*Audio posted with permission from storytellers.
From Rabbit Box 7: Family Ties (November, 2012)
A big Rabbit Box thank you to everyone who made it out to hear Family Ties, as well as Melting Point for hosting, the Grit for feeding, and our wonderful storytellers. Let us know what you thought and click over to “Tell” to share your story with us for one of our upcoming months starting in the new year: Resolution, Duets, and Saved! What will April be? Your vote (bottom of page) will decide. We hope to see you in January!
Storytellers:
Maureen McLaughlin has worked as a trial consultant for most of her life, helping criminal defense attorneys select juries in death penalty cases. Beginning in the third grade, she moved to and from Athens a total of four times. The last time she moved here, she vowed never to leave. Maureen has immersed herself in the Athens community, working with organizations as diverse as AthFest, Our Daily Bread, and Occupy Athens.
Dee M. Ashley is a Georgia native born in 1989. He began writing poetry at the age of 13 and has been honing that skill ever since. As a teenager he was a youth motivational speaker, which enabled him to fund a trip to Europe at the age of 14 with his nationally ranked high school orchestra. He received honorable mention for his short film “Bent On Broken Dreams” in a competition at the Art Institute of Atlanta. Dee’s poetry has been published in the books Stars in Our Hearts and Great Poets Across America: A Celebration of National Poetry Month. Focusing mostly on love, family and loss, he has created a collection of poetry to be published later this year.
Hope Hilton is from Atlanta. She is a cum laude graduate of the Atlanta College of Art (2003) and a magna cum laude graduate of The City University of New York, Hunter College (2008). Hilton curates, collaborates, designs, publishes, writes, and walks.
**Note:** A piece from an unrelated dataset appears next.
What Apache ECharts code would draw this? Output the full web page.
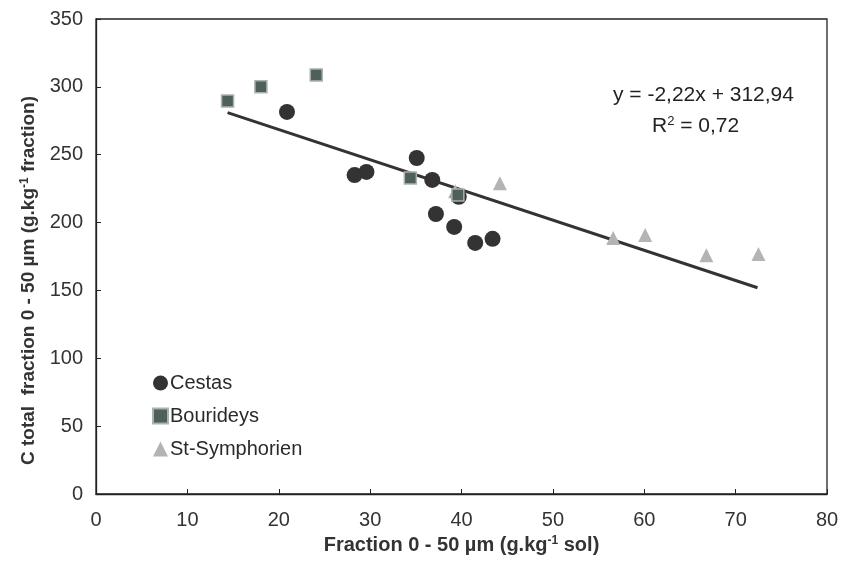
<!DOCTYPE html>
<html><head><meta charset="utf-8">
<script src="https://cdn.jsdelivr.net/npm/echarts@6/dist/echarts.min.js"></script>
<style>html,body{margin:0;padding:0;background:#fff}#c{width:846px;height:580px}</style>
</head><body><div id="c"></div>
<script>
const cestas = [[20.9,281.5],[28.3,235],[29.6,237.3],[35.1,247.6],[36.8,231.4],[37.2,206.3],[39.2,196.8],[39.7,219],[41.5,185],[43.4,188]];
const bourideys = [[14.4,289.6],[18.05,300],[24.1,308.8],[34.4,232.9],[39.6,220.3]];
const stSymphorien = [[39.3,223],[44.2,229],[56.6,188.6],[60.1,190.9],[66.8,176],[72.5,176.9]];
const trend = [[14.4,281],[72.4,152]];
const equationText = 'y = -2,22x + 312,94';
const r2Text = ['R', '2', ' = 0,72'];
const xTicks = [0,10,20,30,40,50,60,70,80];
const yTicks = [0,50,100,150,200,250,300,350];

const F = "'Liberation Sans', Arial, sans-serif";
const chart = echarts.init(document.getElementById('c'));
chart.setOption({
  animation: false,
  grid: {left: 96, right: 19, top: 19, bottom: 86, show: true, borderColor: '#222', borderWidth: 1.3},
  legend: {
    orient: 'vertical', left: 147, top: 368, itemGap: 13, itemWidth: 15, itemHeight: 15,
    textStyle: {fontFamily: F, fontSize: 20, color: '#2a2a2a', padding: [0,0,0,-3]},
    data: ['Cestas','Bourideys','St-Symphorien']
  },
  xAxis: {
    type: 'value', min: xTicks[0], max: xTicks[xTicks.length-1], interval: 10,
    splitLine: {show: false},
    axisLine: {lineStyle: {color: '#222', width: 1.3}},
    axisTick: {inside: true, length: 5, lineStyle: {color: '#222'}},
    axisLabel: {fontFamily: F, fontSize: 20, color: '#333', margin: 16},
    name: '{b|Fraction 0 - 50 µm (g.kg}{s|-1}{b| sol)}',
    nameLocation: 'middle', nameGap: 33,
    nameTextStyle: {rich: {b: {fontFamily: F, fontSize: 20, fontWeight: 'bold', color: '#333'}, s: {fontFamily: F, fontSize: 12, fontWeight: 'bold', color: '#333', verticalAlign: 'top', padding: [0,0,9,0]}}}
  },
  yAxis: {
    type: 'value', min: yTicks[0], max: yTicks[yTicks.length-1], interval: 50,
    splitLine: {show: false},
    axisLine: {lineStyle: {color: '#222', width: 1.3}},
    axisTick: {inside: true, length: 5, lineStyle: {color: '#222'}},
    axisLabel: {fontFamily: F, fontSize: 20, color: '#333', margin: 13},
    name: '{b|C total  fraction 0 - 50 µm (g.kg}{s|-1}{b| fraction)}',
    nameLocation: 'middle', nameGap: 56,
    nameTextStyle: {padding: [0, 48, 0, 0], rich: {b: {fontFamily: F, fontSize: 19, fontWeight: 'bold', color: '#333'}, s: {fontFamily: F, fontSize: 12, fontWeight: 'bold', color: '#333', verticalAlign: 'top', padding: [0,0,9,0]}}}
  },
  series: [
    {name: 'Cestas', type: 'scatter', data: cestas, symbol: 'circle', symbolSize: 16, itemStyle: {color: '#333', opacity: 1}, z: 4},
    {name: 'Bourideys', type: 'scatter', data: bourideys, symbol: 'rect', symbolSize: 12, itemStyle: {color: '#4f5f5a', borderColor: '#a8b4b0', borderWidth: 1.5, opacity: 1}, z: 5},
    {name: 'St-Symphorien', type: 'scatter', data: stSymphorien, symbol: 'triangle', symbolSize: 14, itemStyle: {color: '#b4b4b4', opacity: 1}, z: 3},
    {name: 'trend', type: 'line', data: trend, symbol: 'none', lineStyle: {color: '#333', width: 3}, z: 2, silent: true}
  ],
  graphic: [
    {type: 'text', left: 613, top: 85, style: {text: equationText, font: "21px " + F, fill: '#222'}},
    {type: 'text', left: 652, top: 115, style: {
      text: '{a|' + r2Text[0] + '}{s|' + r2Text[1] + '}{a|' + r2Text[2] + '}',
      rich: {a: {fontFamily: F, fontSize: 21, fill: '#222'}, s: {fontFamily: F, fontSize: 13, fill: '#222', verticalAlign: 'top', padding: [0,0,9,0]}}
    }}
  ]
});
</script></body></html>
In 2007 Hilton completed a 60-mile memorial walk in the Southern U.S. to recognize the walk a slave named Henry made to announce the birth of her great-great grandmother. She is the newly appointed Gallery Manager of The Athens Institute for Contemporary Art.
Charlie Hartness is from Macon. He graduated twice from the University of Georgia during the 1970s and worked for 23 years as an emergency physician in Portland, Oregon before returning to Athens in 2006. He is a writer and musician and plays in the duo Hawk Proof Rooster with his wife Nancy. His song “The Lynching” was an award winner in the Kress Project at the Georgia Museum of Art earlier this year.
Rick Kopp was trained as a psychologist but transitioned into a career as a branding strategist. Having consulted with companies from the Fortune 500 to start-ups, Rick believes that, whether in the form of advertising, PR, speeches or logos, all commerce is basically a form of storytelling. Rick began his long career in technology by launching the first color monitor and ended with the introduction of the first e-commerce search engine. Nowadays he mostly just drinks coffee and gabs with the other geezers in his treasured new home, Athens.
Nina (pronounced “9-uh”) Kelly is a city lover with left-brained tendencies. A proud Michigander, Nina moved to Athens with her husband in 2008 for her job in the community planning and development field. She can often be found wandering around Cobbham and Normaltown, earbuds in, listening to her favorite podcasts. This is her first public storytelling experience.
Master of Ceremonies, John Pence, is an Athenian who aspires to one day raise a thousand head of Texas longhorns and drive them from Texas to Montana. Or join the French Foreign Legion. Or explore the depths of the Marianas Trench or colonize Mars. If none of those work out, he will continue to teach at Athens Tech, write crazy stories, and raise two wild little boys.